The Browns already know it's not going to be easy replacing the 10-time Pro Bowler and 8-time AP All-Pro that played 167 consecutive games and 10,363 consecutive snaps.

"We are going to play somebody at left tackle, and we are going to give some guys opportunities to do it, but I hope nobody thinks the next Joe Thomas is fixing to go play over there this season," Jackson said. "We have to go find that guy, just like anything we find. We are going to play some guys, and they are going to play their tails off. There is no question in my mind. We have some athletes here that we think can play. We are going to play the best five guys, but obviously, somebody has to start over there first."

Shon Coleman, who spent 2017 at right tackle where he started all 16 games, will get the first opportunity to move to the left side. The addition of Chris Hubbard from Pittsburgh frees him up.

In what should come as no surprise, Thomas has already been tutoring the 2016 third-round pick.

A day after Thomas announced that he was done playing football, Dorsey spotted him working with Coleman inside the the Casey Coleman Fieldhouse. 

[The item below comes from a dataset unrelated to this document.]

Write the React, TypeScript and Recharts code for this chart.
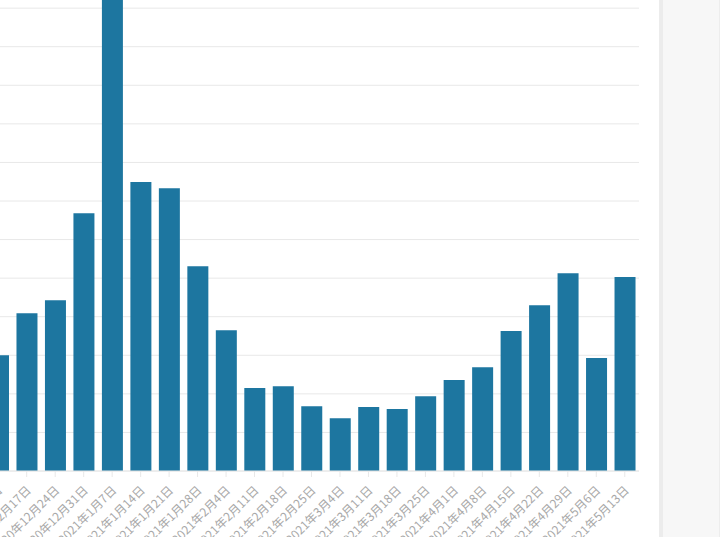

"They were working on stuff already," Dorsey, who discribed the scene he saw as "neat," said. "You can just see that Shon is committed and he is looking forward to the challenge. That is all you could ask for.”

Spencer Drango and Donald Stephenson, who just signed a one-year, $2.5 million contract, will also get an opportunity to audition this offseason. 

"We are not going to be the same line without Joe Thomas. There is no question about that,” Jackson said.

New quarterback Tyrod Taylor was unaware Thomas intended to hang them up, until Wednesday afternoon when he found out like the rest of us.

"Of course, I want him out there, but ultimately, you respect his decision," Taylor said. "A great player, a great person who means a lot to Cleveland and means a lot to the NFL.

"He will definitely be in Canton soon. Hats off to his career."

The Browns won just 48 games and lost 119 when Thomas was on the field. Nationally, that's all they're talking about  - his greatness playing for an awful team.

And that's unfortunate.

Thomas embodied everything the Browns should've been for the 11 seasons he took the field. He was powerful, yet flawless. 

"My disappointment is we never got him to winning," Jackson said. "This guy is going to be and was a Hall of Fame player who hasn’t won a lot of football games. That is unfair because I don’t people truly understand how good Joe Thomas is as a football player, as a person, as a person within the community and the whole nine yards."

Although the business of football rolls on for the Browns, Jackson wanted it known what Thomas really meant to him and the organization and because of that he will dearly be missed - on and off of the field.

"I am going to miss Joe, but as I told him again [Thursday], I am going to always reiterate to him, this is still his football team," Jackson said. "He still has a [key] fob that gets in the door. His locker will stay the same. It will be in the same place. His place on the plane will be the same if he wants to go. That is how much I think of Joe Thomas. He will be missed.”